DVD: Discrete Voxel Diffusion for 3D Generation and Editing
This work provides a novel discrete diffusion approach for 3D voxel generation, offering interpretability and editing capabilities, though it is incremental as it adapts discrete diffusion to a specific domain.
DVD introduces a discrete diffusion framework for generating, assessing, and editing sparse voxels in 3D generative pipelines, achieving quality gains and enabling uncertainty estimation and editing without additional model evaluations.

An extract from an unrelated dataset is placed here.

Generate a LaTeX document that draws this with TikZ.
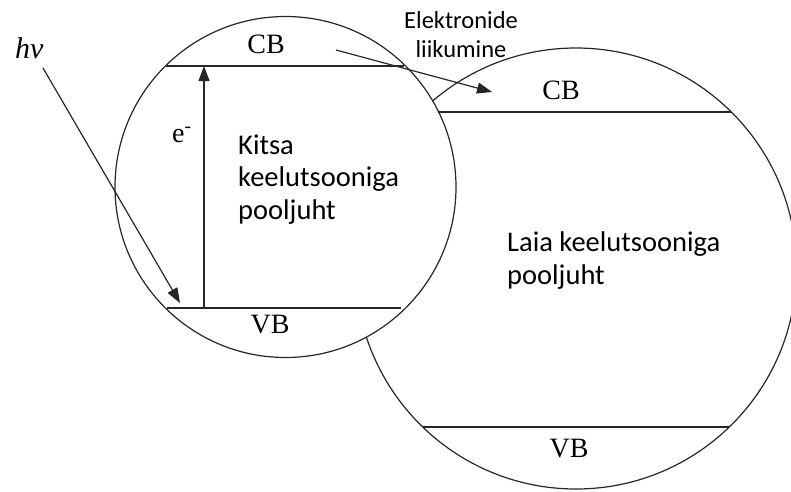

We introduce Discrete Voxel Diffusion (DVD), a discrete diffusion framework to generate, assess, and edit sparse voxels for SLat (Structured LATent) based 3D generative pipelines. Although discrete diffusion has not generally displaced continuous diffusion in image-like generation, we show that it can be an effective first-stage prior for sparse voxel scaffolds. By treating voxel occupancy as a native discrete variable, DVD avoids continuous-to-discrete thresholding and provides a simple framework for voxel generation, uncertainty estimation, and editing. Beyond quality gains, DVD provides more interpretable generation dynamics through explicit categorical modeling. Furthermore, we leverage the predictive entropy as a robust uncertainty metric to identify ambiguous voxel regions and complicated samples, facilitating tasks such as data filtering and quality assessment. Finally, we propose a lightweight fine-tuning strategy using block-structured perturbation patterns. This approach empowers the model to inpaint and edit voxels within a single sampling round, requiring negligible auxiliary computation and no additional model evaluations.